▶ **EXERCISE REQUIREMENTS**
Repeat every line of the listing below exactly, minus the pictures.

:::::

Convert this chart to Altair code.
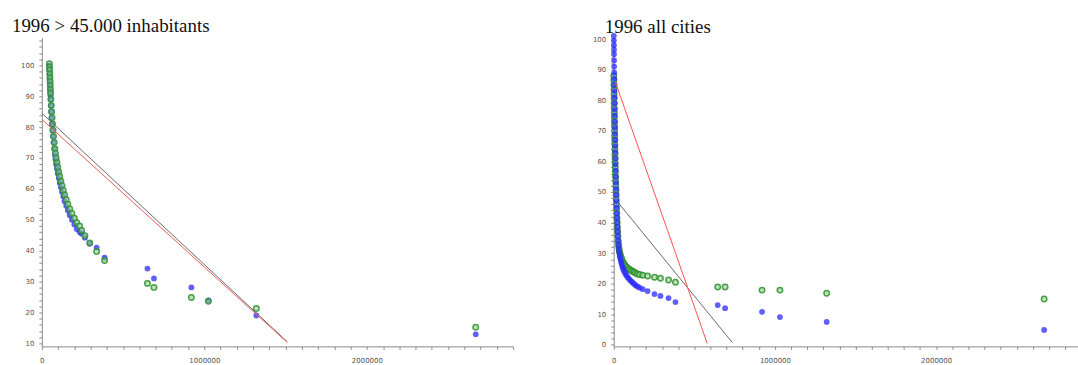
import altair as alt
import pandas as pd

# ---------------- left panel: 1996 > 45.000 inhabitants ----------------
left_pop = [46000, 47000, 48000, 49000, 50000, 51000, 52000, 53000, 54000, 56000,
            58000, 60000, 63000, 66000, 69000, 72000, 76000, 80000, 84000, 88000,
            93000, 98000, 104000, 110000, 117000, 124000, 132000, 140000, 150000, 160000,
            172000, 185000, 200000, 215000, 232000, 245000, 265000, 295000, 337000, 386000,
            650000, 690000, 920000, 1025000, 1320000, 2670000]
left_blue = [100, 98.5, 97, 95.5, 94, 92.7, 91.5, 90.2, 89, 87,
             85, 83, 81, 79, 77, 75, 73, 71, 69.5, 68,
             66.5, 65, 63.5, 62, 60.5, 59, 57.5, 56, 54.5, 53,
             51.5, 50, 48.5, 47, 46, 45.5, 44.2, 42.3, 41, 37.7,
             34.2, 31, 28.1, 23.9, 19, 12.9]
left_green = [100.5, 99.5, 98.5, 97.2, 96, 94.7, 93.5, 92.2, 91, 89,
              87, 85, 83, 81, 79, 77, 75, 73, 71.5, 70,
              68.5, 67, 65.5, 64, 62.5, 61, 59.5, 58, 56.5, 55,
              53.5, 52, 50.5, 49, 48, 46.5, 44.8, 42.5, 39.7, 36.8,
              29.4, 28.1, 24.8, 23.6, 21.3, 15.2]
left_line_x = [0, 1510000]
left_black_y = [84.5, 10.5]
left_red_y = [82.5, 10.3]

# ---------------- right panel: 1996 all cities ----------------
right_pop = [400, 800, 1200, 1600, 2000, 2400, 2800, 3200, 3600, 4000,
             4500, 5000, 5500, 6000, 6500, 7000, 7500, 8000, 8500, 9000,
             9500, 10000, 11000, 12000, 13000, 14000, 15000, 16000, 17000, 18000,
             19000, 20000, 21500, 23000, 24500, 26000, 28000, 30000, 32000, 35000,
             38000, 42000, 46000, 50000, 55000, 60000, 66000, 73000, 80000, 88000,
             96000, 105000, 115000, 125000, 135000, 147000, 160000, 180000, 210000, 253000,
             290000, 340000, 383000, 645000, 691000, 920000, 1031000, 1321000, 2670000]
right_blue = [101, 99.5, 98, 96.5, 95, 93, 91, 89, 87, 85,
              83, 81, 79, 77, 75, 73, 71, 69, 67, 65,
              63, 61, 59, 57, 55, 53, 51, 49, 47, 45,
              43, 41.5, 40, 38.5, 37, 35.5, 34, 32.5, 31.2, 30,
              29, 28, 27, 26.2, 25.3, 24.6, 23.9, 23.2, 22.6, 22,
              21.5, 21, 20.5, 20, 19.5, 19.1, 18.7, 18.2, 17.6, 16.6,
              16, 15.3, 14, 13, 12, 10.8, 9.1, 7.5, 4.9]
right_green = [88, 86.5, 85, 83.5, 82, 80.5, 79, 77.5, 76, 74.5,
               73, 71.5, 70, 68.5, 67, 65.5, 64, 62.5, 61, 59.5,
               58, 56.5, 55, 53.5, 52, 50.5, 49, 47.5, 46, 44.5,
               43, 41.5, 40, 38.5, 37, 35.5, 34, 32.8, 31.8, 30.8,
               30, 29.2, 28.5, 27.9, 27.3, 26.8, 26.3, 25.8, 25.4, 25,
               24.7, 24.4, 24.1, 23.8, 23.5, 23.2, 23, 22.8, 22.5, 22.1,
               21.8, 21.2, 20.5, 18.9, 18.9, 17.9, 17.9, 16.9, 15]
right_red_x = [10000, 580000]
right_red_y = [86, 0.5]
right_black_x = [20000, 735000]
right_black_y = [47, 0.8]

left_x_ticks = [i * 100000 for i in range(0, 30)]
right_x_ticks = [i * 100000 for i in range(0, 29)]
left_y_ticks = [v for v in range(10, 109, 2)]
right_y_ticks = [v for v in range(0, 101, 2)]

BLUE = "#2a2aff"
GREEN_STROKE = "#2f8f2f"
GREEN_FILL = "#8fd08f"
AXIS_COLOR = "#8a8a8a"
LABEL_COLOR = "#555555"


def make_panel(pop, yb, yg, lines, xdom, ydom, xticks, yticks, title, tdx, toff,
               w, h, green_on_top):
    pts = pd.DataFrame({"pop": pop * 2,
                        "val": yb + yg,
                        "series": ["blue"] * len(pop) + ["green"] * len(pop)})
    xs = alt.Scale(domain=xdom, nice=False, zero=False)
    ys = alt.Scale(domain=ydom, nice=False, zero=False)
    xax = alt.Axis(values=xticks, grid=False,
                   labelExpr="datum.value % 1000000 === 0 ? format(datum.value, 'd') : ''",
                   labelFont="DejaVu Sans", labelFontSize=7, labelColor=LABEL_COLOR,
                   labelPadding=7, tickSize=3, tickColor=AXIS_COLOR,
                   domainColor=AXIS_COLOR, title=None, labelFlush=False,
                   labelOverlap=False)
    yax = alt.Axis(values=yticks, grid=False,
                   labelExpr="datum.value % 10 === 0 ? format(datum.value, 'd') : ''",
                   labelFont="DejaVu Sans", labelFontSize=7, labelColor=LABEL_COLOR,
                   labelPadding=5, tickSize=3, tickColor=AXIS_COLOR,
                   domainColor=AXIS_COLOR, title=None, labelOverlap=False)

    blue = alt.Chart(pts[pts.series == "blue"]).mark_circle(
        size=34, color=BLUE, opacity=0.75).encode(
        x=alt.X("pop:Q", scale=xs, axis=xax),
        y=alt.Y("val:Q", scale=ys, axis=yax))
    green = alt.Chart(pts[pts.series == "green"]).mark_point(
        shape="circle", size=30, filled=True, fill=GREEN_FILL, fillOpacity=0.6,
        stroke=GREEN_STROKE, strokeWidth=1.5, strokeOpacity=0.85).encode(
        x=alt.X("pop:Q", scale=xs, axis=xax),
        y=alt.Y("val:Q", scale=ys, axis=yax))

    line_layers = []
    for lx, ly, col in lines:
        ldf = pd.DataFrame({"pop": lx, "val": ly})
        line_layers.append(alt.Chart(ldf).mark_line(color=col, strokeWidth=1).encode(
            x=alt.X("pop:Q", scale=xs, axis=xax),
            y=alt.Y("val:Q", scale=ys, axis=yax)))

    pts_layers = [blue, green] if green_on_top else [green, blue]
    return alt.layer(*pts_layers, *line_layers).properties(
        width=w, height=h,
        title=alt.TitleParams(title, anchor="start", frame="group", dx=tdx,
                              font="Liberation Serif", fontSize=19,
                              fontWeight="normal", color="#111111",
                              baseline="alphabetic", offset=toff))


left = make_panel(left_pop, left_blue, left_green,
                  [(left_line_x, left_black_y, "#6a6a6a"),
                   (left_line_x, left_red_y, "#f25a5a")],
                  [0, 2900000], [9, 109], left_x_ticks, left_y_ticks,
                  "1996 > 45.000 inhabitants", -30, -14, 473, 310, True)

right = make_panel(right_pop, right_blue, right_green,
                   [(right_black_x, right_black_y, "#6a6a6a"),
                    (right_red_x, right_red_y, "#ff5050")],
                   [0, 2880000], [-0.5, 100.5], right_x_ticks, right_y_ticks,
                   "1996 all cities", -9, -19, 466, 310, False)

chart = alt.hconcat(left, right, spacing=78).resolve_scale(
    x="independent", y="independent").configure_view(stroke=None).properties(
    padding={"left": 12, "top": 16, "right": 0, "bottom": 0},
    background="white")

chart.save("out.html", embed_options={"renderer": "svg", "actions": False})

:::::

▶ **EXERCISE OUTPUT**
Convert this chart to Altair code.
import altair as alt
import pandas as pd

# ---------------- left panel: 1996 > 45.000 inhabitants ----------------
left_pop = [46000, 47000, 48000, 49000, 50000, 51000, 52000, 53000, 54000, 56000,
            58000, 60000, 63000, 66000, 69000, 72000, 76000, 80000, 84000, 88000,
            93000, 98000, 104000, 110000, 117000, 124000, 132000, 140000, 150000, 160000,
            172000, 185000, 200000, 215000, 232000, 245000, 265000, 295000, 337000, 386000,
            650000, 690000, 920000, 1025000, 1320000, 2670000]
left_blue = [100, 98.5, 97, 95.5, 94, 92.7, 91.5, 90.2, 89, 87,
             85, 83, 81, 79, 77, 75, 73, 71, 69.5, 68,
             66.5, 65, 63.5, 62, 60.5, 59, 57.5, 56, 54.5, 53,
             51.5, 50, 48.5, 47, 46, 45.5, 44.2, 42.3, 41, 37.7,
             34.2, 31, 28.1, 23.9, 19, 12.9]
left_green = [100.5, 99.5, 98.5, 97.2, 96, 94.7, 93.5, 92.2, 91, 89,
              87, 85, 83, 81, 79, 77, 75, 73, 71.5, 70,
              68.5, 67, 65.5, 64, 62.5, 61, 59.5, 58, 56.5, 55,
              53.5, 52, 50.5, 49, 48, 46.5, 44.8, 42.5, 39.7, 36.8,
              29.4, 28.1, 24.8, 23.6, 21.3, 15.2]
left_line_x = [0, 1510000]
left_black_y = [84.5, 10.5]
left_red_y = [82.5, 10.3]

# ---------------- right panel: 1996 all cities ----------------
right_pop = [400, 800, 1200, 1600, 2000, 2400, 2800, 3200, 3600, 4000,
             4500, 5000, 5500, 6000, 6500, 7000, 7500, 8000, 8500, 9000,
             9500, 10000, 11000, 12000, 13000, 14000, 15000, 16000, 17000, 18000,
             19000, 20000, 21500, 23000, 24500, 26000, 28000, 30000, 32000, 35000,
             38000, 42000, 46000, 50000, 55000, 60000, 66000, 73000, 80000, 88000,
             96000, 105000, 115000, 125000, 135000, 147000, 160000, 180000, 210000, 253000,
             290000, 340000, 383000, 645000, 691000, 920000, 1031000, 1321000, 2670000]
right_blue = [101, 99.5, 98, 96.5, 95, 93, 91, 89, 87, 85,
              83, 81, 79, 77, 75, 73, 71, 69, 67, 65,
              63, 61, 59, 57, 55, 53, 51, 49, 47, 45,
              43, 41.5, 40, 38.5, 37, 35.5, 34, 32.5, 31.2, 30,
              29, 28, 27, 26.2, 25.3, 24.6, 23.9, 23.2, 22.6, 22,
              21.5, 21, 20.5, 20, 19.5, 19.1, 18.7, 18.2, 17.6, 16.6,
              16, 15.3, 14, 13, 12, 10.8, 9.1, 7.5, 4.9]
right_green = [88, 86.5, 85, 83.5, 82, 80.5, 79, 77.5, 76, 74.5,
               73, 71.5, 70, 68.5, 67, 65.5, 64, 62.5, 61, 59.5,
               58, 56.5, 55, 53.5, 52, 50.5, 49, 47.5, 46, 44.5,
               43, 41.5, 40, 38.5, 37, 35.5, 34, 32.8, 31.8, 30.8,
               30, 29.2, 28.5, 27.9, 27.3, 26.8, 26.3, 25.8, 25.4, 25,
               24.7, 24.4, 24.1, 23.8, 23.5, 23.2, 23, 22.8, 22.5, 22.1,
               21.8, 21.2, 20.5, 18.9, 18.9, 17.9, 17.9, 16.9, 15]
right_red_x = [10000, 580000]
right_red_y = [86, 0.5]
right_black_x = [20000, 735000]
right_black_y = [47, 0.8]

left_x_ticks = [i * 100000 for i in range(0, 30)]
right_x_ticks = [i * 100000 for i in range(0, 29)]
left_y_ticks = [v for v in range(10, 109, 2)]
right_y_ticks = [v for v in range(0, 101, 2)]

BLUE = "#2a2aff"
GREEN_STROKE = "#2f8f2f"
GREEN_FILL = "#8fd08f"
AXIS_COLOR = "#8a8a8a"
LABEL_COLOR = "#555555"


def make_panel(pop, yb, yg, lines, xdom, ydom, xticks, yticks, title, tdx, toff,
               w, h, green_on_top):
    pts = pd.DataFrame({"pop": pop * 2,
                        "val": yb + yg,
                        "series": ["blue"] * len(pop) + ["green"] * len(pop)})
    xs = alt.Scale(domain=xdom, nice=False, zero=False)
    ys = alt.Scale(domain=ydom, nice=False, zero=False)
    xax = alt.Axis(values=xticks, grid=False,
                   labelExpr="datum.value % 1000000 === 0 ? format(datum.value, 'd') : ''",
                   labelFont="DejaVu Sans", labelFontSize=7, labelColor=LABEL_COLOR,
                   labelPadding=7, tickSize=3, tickColor=AXIS_COLOR,
                   domainColor=AXIS_COLOR, title=None, labelFlush=False,
                   labelOverlap=False)
    yax = alt.Axis(values=yticks, grid=False,
                   labelExpr="datum.value % 10 === 0 ? format(datum.value, 'd') : ''",
                   labelFont="DejaVu Sans", labelFontSize=7, labelColor=LABEL_COLOR,
                   labelPadding=5, tickSize=3, tickColor=AXIS_COLOR,
                   domainColor=AXIS_COLOR, title=None, labelOverlap=False)

    blue = alt.Chart(pts[pts.series == "blue"]).mark_circle(
        size=34, color=BLUE, opacity=0.75).encode(
        x=alt.X("pop:Q", scale=xs, axis=xax),
        y=alt.Y("val:Q", scale=ys, axis=yax))
    green = alt.Chart(pts[pts.series == "green"]).mark_point(
        shape="circle", size=30, filled=True, fill=GREEN_FILL, fillOpacity=0.6,
        stroke=GREEN_STROKE, strokeWidth=1.5, strokeOpacity=0.85).encode(
        x=alt.X("pop:Q", scale=xs, axis=xax),
        y=alt.Y("val:Q", scale=ys, axis=yax))

    line_layers = []
    for lx, ly, col in lines:
        ldf = pd.DataFrame({"pop": lx, "val": ly})
        line_layers.append(alt.Chart(ldf).mark_line(color=col, strokeWidth=1).encode(
            x=alt.X("pop:Q", scale=xs, axis=xax),
            y=alt.Y("val:Q", scale=ys, axis=yax)))

    pts_layers = [blue, green] if green_on_top else [green, blue]
    return alt.layer(*pts_layers, *line_layers).properties(
        width=w, height=h,
        title=alt.TitleParams(title, anchor="start", frame="group", dx=tdx,
                              font="Liberation Serif", fontSize=19,
                              fontWeight="normal", color="#111111",
                              baseline="alphabetic", offset=toff))


left = make_panel(left_pop, left_blue, left_green,
                  [(left_line_x, left_black_y, "#6a6a6a"),
                   (left_line_x, left_red_y, "#f25a5a")],
                  [0, 2900000], [9, 109], left_x_ticks, left_y_ticks,
                  "1996 > 45.000 inhabitants", -30, -14, 473, 310, True)

right = make_panel(right_pop, right_blue, right_green,
                   [(right_black_x, right_black_y, "#6a6a6a"),
                    (right_red_x, right_red_y, "#ff5050")],
                   [0, 2880000], [-0.5, 100.5], right_x_ticks, right_y_ticks,
                   "1996 all cities", -9, -19, 466, 310, False)

chart = alt.hconcat(left, right, spacing=78).resolve_scale(
    x="independent", y="independent").configure_view(stroke=None).properties(
    padding={"left": 12, "top": 16, "right": 0, "bottom": 0},
    background="white")

chart.save("out.html", embed_options={"renderer": "svg", "actions": False})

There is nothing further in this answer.